• DATASET RECORDS:
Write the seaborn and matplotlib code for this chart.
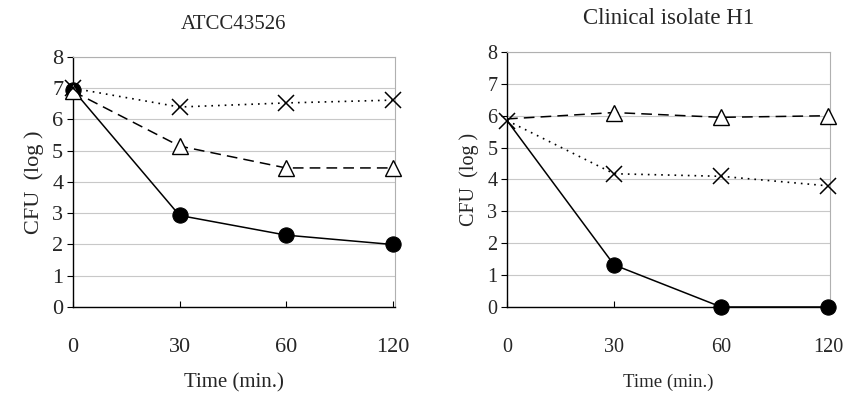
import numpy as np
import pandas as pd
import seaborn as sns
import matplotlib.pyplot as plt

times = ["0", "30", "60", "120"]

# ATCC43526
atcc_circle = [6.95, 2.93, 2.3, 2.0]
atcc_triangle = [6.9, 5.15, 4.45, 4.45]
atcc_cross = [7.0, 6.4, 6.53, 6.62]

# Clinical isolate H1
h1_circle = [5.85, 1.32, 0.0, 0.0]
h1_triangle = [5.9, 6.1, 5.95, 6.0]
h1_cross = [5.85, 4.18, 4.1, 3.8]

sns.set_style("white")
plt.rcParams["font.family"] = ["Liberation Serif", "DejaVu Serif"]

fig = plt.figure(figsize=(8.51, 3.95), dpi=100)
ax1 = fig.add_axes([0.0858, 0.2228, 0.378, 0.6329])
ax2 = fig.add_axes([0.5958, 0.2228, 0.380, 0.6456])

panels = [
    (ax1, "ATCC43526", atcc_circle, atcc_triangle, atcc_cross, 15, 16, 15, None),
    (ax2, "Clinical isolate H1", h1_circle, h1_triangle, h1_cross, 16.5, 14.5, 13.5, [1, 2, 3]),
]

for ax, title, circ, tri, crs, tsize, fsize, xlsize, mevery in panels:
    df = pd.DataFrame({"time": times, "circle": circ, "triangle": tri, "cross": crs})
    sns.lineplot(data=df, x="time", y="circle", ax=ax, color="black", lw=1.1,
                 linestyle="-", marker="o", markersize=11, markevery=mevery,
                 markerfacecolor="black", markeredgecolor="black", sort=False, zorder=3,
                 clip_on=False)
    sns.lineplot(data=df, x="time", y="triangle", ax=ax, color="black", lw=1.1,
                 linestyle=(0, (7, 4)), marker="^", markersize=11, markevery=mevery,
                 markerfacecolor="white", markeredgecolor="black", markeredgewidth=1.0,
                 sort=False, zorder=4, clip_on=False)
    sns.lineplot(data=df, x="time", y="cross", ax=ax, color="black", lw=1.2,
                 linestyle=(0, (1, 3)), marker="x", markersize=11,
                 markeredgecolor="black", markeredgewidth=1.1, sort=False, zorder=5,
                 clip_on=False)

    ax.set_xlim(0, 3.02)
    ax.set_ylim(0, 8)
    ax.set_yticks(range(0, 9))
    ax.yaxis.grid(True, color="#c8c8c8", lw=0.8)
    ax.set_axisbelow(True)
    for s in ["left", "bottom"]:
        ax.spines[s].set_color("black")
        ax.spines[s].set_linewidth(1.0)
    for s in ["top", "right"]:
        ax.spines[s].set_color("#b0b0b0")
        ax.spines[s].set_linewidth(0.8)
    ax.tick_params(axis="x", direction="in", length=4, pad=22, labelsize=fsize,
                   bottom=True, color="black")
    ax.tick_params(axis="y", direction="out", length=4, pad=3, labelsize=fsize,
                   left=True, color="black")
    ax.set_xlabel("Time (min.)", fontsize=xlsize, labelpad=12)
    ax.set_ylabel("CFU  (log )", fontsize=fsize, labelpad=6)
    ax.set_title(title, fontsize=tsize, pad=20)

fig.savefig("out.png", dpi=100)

---

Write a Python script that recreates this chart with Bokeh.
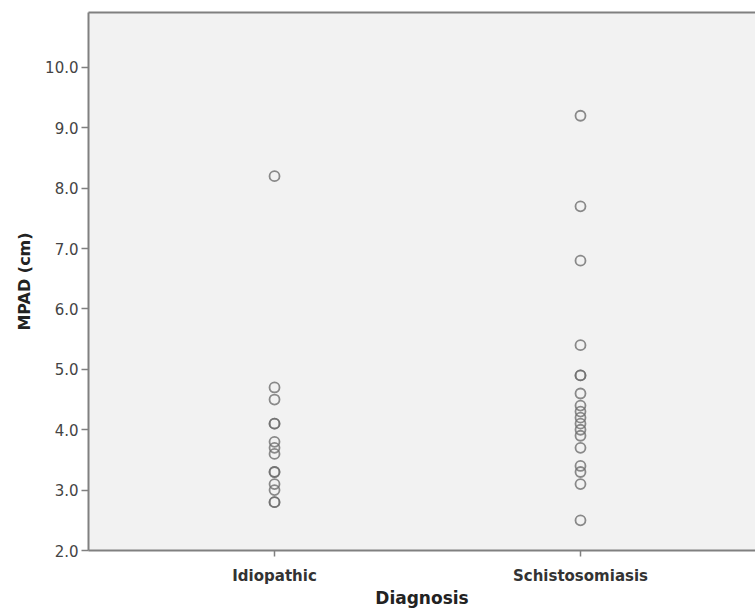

• TASK BRIEF:
Starting at the line containing "Write the seaborn" and stopping after the line containing "atcc_cross = [7.0, 6.4, 6.53, 6.62]", give the lines again exactly and leave out every image.

• EXERCISE ANSWER:
Write the seaborn and matplotlib code for this chart.
import numpy as np
import pandas as pd
import seaborn as sns
import matplotlib.pyplot as plt

times = ["0", "30", "60", "120"]

# ATCC43526
atcc_circle = [6.95, 2.93, 2.3, 2.0]
atcc_triangle = [6.9, 5.15, 4.45, 4.45]
atcc_cross = [7.0, 6.4, 6.53, 6.62]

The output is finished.